Danbury State's Attorney Stephen Sedensky III's comments came during testimony before the opening meeting of the Sandy Hook Advisory Commission, an expert panel formed by Governor Dannel Malloy that is named for the school where the massacre occurred.

Sedensky said privacy rules make it unlikely that investigators will be able to provide the panel with a mental health history of the shooter, Adam Lanza.

Malloy has tasked the panel with finding ways to improve the safety of schools and the public in the aftermath of the December 14 massacre, which left 20 first graders and six adults dead.

The panel will review current policy and make specific recommendations on public safety, with a particular focus on school safety, mental health, and prevention of gun violence.

The panel's first public hearing included testimony from experts called upon after the 1999 massacre at Columbine High School in Colorado and the 2007 massacre at Virginia Tech.

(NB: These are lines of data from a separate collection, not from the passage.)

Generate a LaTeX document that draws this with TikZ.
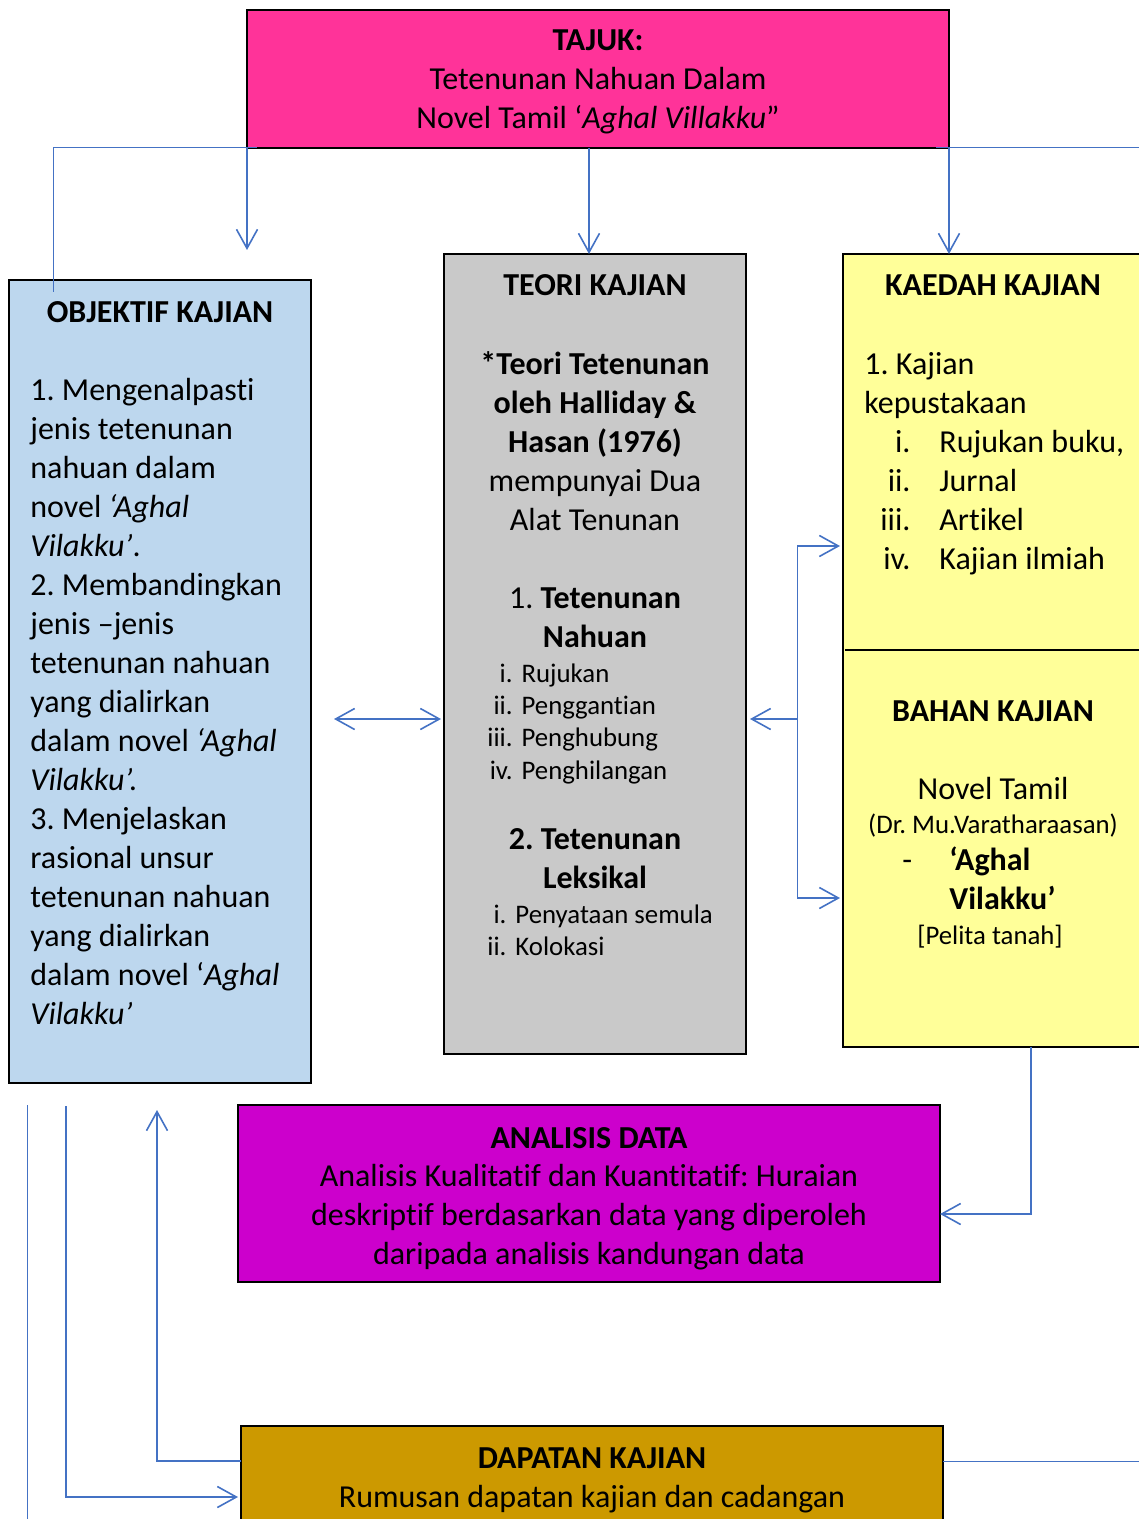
\documentclass[tikz,border=0pt]{standalone}
\usepackage{fontspec}
\setmainfont{Carlito}[Ligatures={NoCommon}]
\frenchspacing
\usetikzlibrary{arrows.meta}
\definecolor{tajukpink}{HTML}{FF3399}
\definecolor{objblue}{HTML}{BDD7EE}
\definecolor{teorigray}{HTML}{C9C9C9}
\definecolor{kaedahyellow}{HTML}{FFFF99}
\definecolor{analisispurple}{HTML}{CC00CC}
\definecolor{dapatangold}{HTML}{CC9900}
\definecolor{linkblue}{HTML}{4472C4}
\begin{document}
\begin{tikzpicture}[x=0.5pt, y=-0.5pt,
  box/.style={draw, line width=1.1pt, inner sep=0pt, outer sep=0pt},
  arr/.style={draw=linkblue, line width=0.8pt, -{Straight Barb[length=9.5pt,width=10.5pt]}},
  dblarr/.style={draw=linkblue, line width=0.8pt, {Straight Barb[length=9.5pt,width=10.5pt]}-{Straight Barb[length=9.5pt,width=10.5pt]}},
  thinline/.style={draw=linkblue, line width=0.5pt},
  txt/.style={inner sep=0pt, font=\fontsize{16}{19.5}\selectfont},
  small/.style={inner sep=0pt, font=\fontsize{13.4}{16.1}\selectfont}]
\useasboundingbox (0,0) rectangle (1139,1519);

\node[box, fill=tajukpink, minimum width=351pt, minimum height=69pt] (tajuk) at (598,79) {};
\node[box, fill=objblue, minimum width=151pt, minimum height=401.5pt] (objektif) at (160,681.5) {};
\node[box, fill=teorigray, minimum width=151pt, minimum height=400pt] (teori) at (595,654) {};
\node[box, fill=kaedahyellow, minimum width=153.5pt, minimum height=396.5pt] (kaedah) at (996.5,650.5) {};
\node[box, fill=analisispurple, minimum width=351pt, minimum height=88.5pt] (analisis) at (589,1193.5) {};
\node[box, fill=dapatangold, minimum width=351pt, minimum height=57pt] (dapatan) at (592,1483) {};
\coordinate (divy) at (0,650);
\draw[line width=1.1pt] ([xshift=1pt]kaedah.west |- divy) -- (kaedah.east |- divy);

\node[txt, align=center, anchor=north] (tajuktxt) at (598,22.7) {\strut\textbf{TAJUK:}\\Tetenunan Nahuan Dalam\\Novel Tamil ‘\textit{Aghal Villakku}”};

\node[txt, anchor=base] (objtitle) at (160,322) {\textbf{OBJEKTIF KAJIAN}};
\node[txt, align=left, anchor=north west] (objtxt) at (30,372.7) {\strut 1. Mengenalpasti\\jenis tetenunan\\nahuan dalam\\novel \textit{‘Aghal}\\\textit{Vilakku’}.\\2. Membandingkan\\jenis –jenis\\tetenunan nahuan\\yang dialirkan\\dalam novel \textit{‘Aghal}\\\textit{Vilakku’.}\\3. Menjelaskan\\rasional unsur\\tetenunan nahuan\\yang dialirkan\\dalam novel ‘\textit{Aghal}\\\textit{Vilakku’}};

\node[txt, anchor=base] (teorititle) at (595,296) {\textbf{TEORI KAJIAN}};
\node[txt, align=center, anchor=north] (teoritxt) at (595,346.7) {\strut\textbf{*Teori Tetenunan}\\\textbf{oleh Halliday \&}\\\textbf{Hasan (1976)}\\mempunyai Dua\\Alat Tenunan};
\node[txt, align=center, anchor=north] (nahuan) at (595,580.7) {\strut 1. \textbf{Tetenunan}\\\textbf{Nahuan}};
\node[small, anchor=north west] (nahuanlist) at (487,659.5) {\begin{tabular}{@{}r@{\hspace{4.5pt}}l@{}}i. & Rujukan\\ii. & Penggantian\\iii. & Penghubung\\iv. & Penghilangan\end{tabular}};
\node[txt, align=center, anchor=north] (leksikal) at (595,821.7) {\strut\textbf{2. Tetenunan}\\\textbf{Leksikal}};
\node[small, anchor=north west] (leksikallist) at (487,900.5) {\begin{tabular}{@{}r@{\hspace{4.5pt}}l@{}}i. & Penyataan semula\\ii. & Kolokasi\end{tabular}};

\node[txt, anchor=base] (kaedahtitle) at (993,296) {\textbf{KAEDAH KAJIAN}};
\node[txt, align=left, anchor=north west] (kaedahtxt) at (864,346.7) {\strut 1. Kajian\\kepustakaan};
\node[txt, anchor=north west] (kaedahlist) at (880,424.7) {\begin{tabular}{@{}r@{\hspace{14.5pt}}l@{}}i. & Rujukan buku,\\ii. & Jurnal\\iii. & Artikel\\iv. & Kajian ilmiah\end{tabular}};

\node[txt, anchor=base] (bahantitle) at (993,721) {\textbf{BAHAN KAJIAN}};
\node[txt, anchor=base] (novel) at (993,799) {Novel Tamil};
\node[small, anchor=base] (penulis) at (993,833) {(Dr. Mu.Varatharaasan)};
\node[txt, anchor=base west] (dash) at (902,870) {-};
\node[txt, align=left, anchor=north west] (judul) at (949,842.7) {\strut\textbf{‘Aghal}\\\textbf{Vilakku’}};
\node[small, anchor=base] (pelita) at (990,944) {[Pelita tanah]};

\node[txt, anchor=base] (analisistitle) at (589,1148) {\textbf{ANALISIS DATA}};
\node[txt, align=center, anchor=north] (analisistxt) at (589,1158.7) {\strut Analisis Kualitatif dan Kuantitatif: Huraian\\deskriptif berdasarkan data yang diperoleh\\daripada analisis kandungan data};

\node[txt, anchor=base] (dapatantitle) at (592,1468) {\textbf{DAPATAN KAJIAN}};
\node[txt, anchor=base] (dapatantxt) at (592,1507) {Rumusan dapatan kajian dan cadangan};

\coordinate (objcorner) at (53,292);
\coordinate (objarr) at (247,250);
\coordinate (redge) at (1139,148);
\coordinate (ol) at (334,719);
\coordinate (tl) at (441,719);
\coordinate (bx) at (797,719);
\coordinate (kt) at (797,546);
\coordinate (kb) at (797,898);
\coordinate (kd) at (1031,1214);
\coordinate (l1) at (27,1105);
\coordinate (l1b) at (27,1519);
\coordinate (l2) at (66,1106);
\coordinate (l2b) at (66,1497);
\coordinate (up) at (157,1461);
\coordinate (upend) at (157,1110);
\coordinate (bedge) at (1139,1461);

\draw[thinline] (objcorner) |- ([xshift=5pt]tajuk.south west);
\draw[arr] (tajuk.south west) -- (objarr);
\draw[arr] ([xshift=-4.5pt]tajuk.south) -- ([xshift=-3pt]teori.north);
\draw[arr] (tajuk.south east) -- (tajuk.south east |- kaedah.north);
\draw[thinline] ([xshift=-6.5pt]tajuk.south east) -- (redge);
\draw[dblarr] (ol) -- (tl);
\draw[arr] (bx) -- ([xshift=2pt]bx -| teori.east);
\draw[thinline] (kt) -- (kb);
\draw[arr] (kt) -- ([xshift=-1.5pt]kt -| kaedah.west);
\draw[arr] (kb) -- ([xshift=-1.5pt]kb -| kaedah.west);
\draw[arr] (kaedah.south -| kd) -- (kd) -- (kd -| analisis.east);
\draw[thinline] (l1) -- (l1b);
\draw[arr] (l2) -- (l2b) -- ([xshift=-1.5pt]l2b -| dapatan.west);
\draw[arr] (up -| dapatan.west) -- (up) -- (upend);
\draw[thinline] (dapatan.east |- up) -- (bedge);
\end{tikzpicture}
\end{document}
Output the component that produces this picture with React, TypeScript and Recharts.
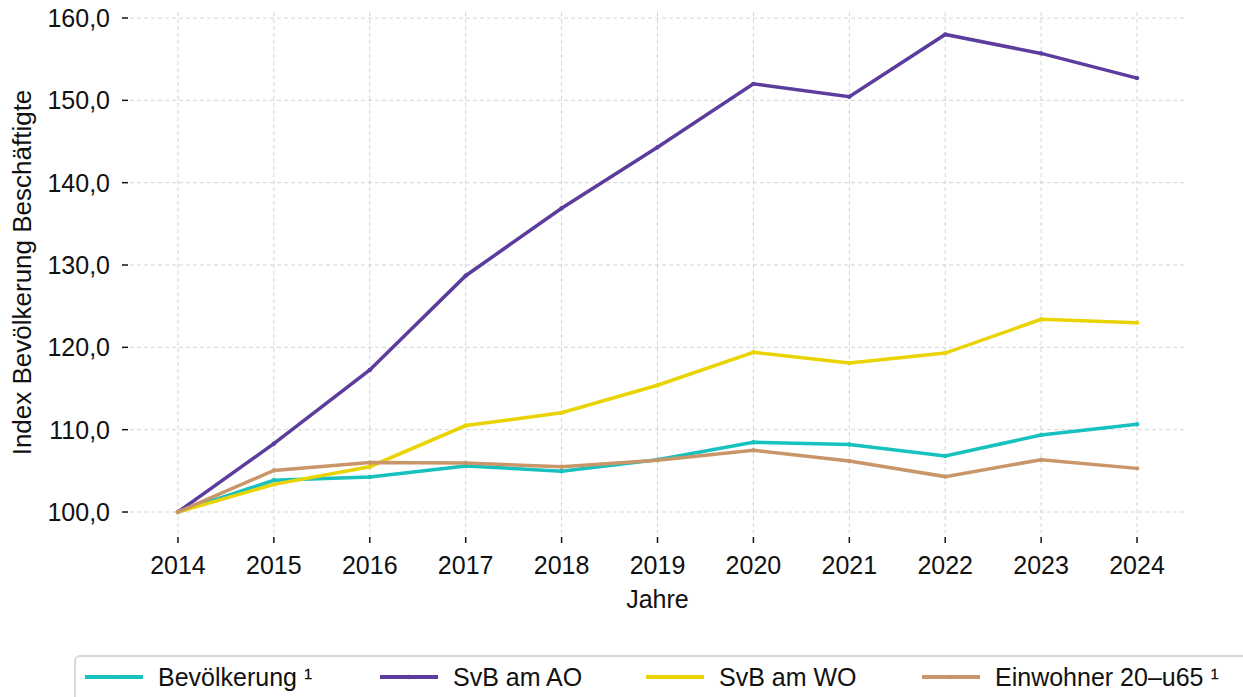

The Connecticut shooting reignited the debate over gun rights in the United States and prompted President Barack Obama to introduce proposals to reduce gun violence and tighten gun control laws. Some states have also called for stricter local rules on guns and ammunition.

The National Rifle Association, the nation's largest gun lobby, fiercely opposes tighter gun controls and has called for armed guards in public schools.

A separate legislative task force on gun violence prevention is due to begin meeting on Friday and to hold a public meeting at Newtown High School on January 30.

(Reporting By Edith Honan; Editing by Paul Thomasch and David Gregorio)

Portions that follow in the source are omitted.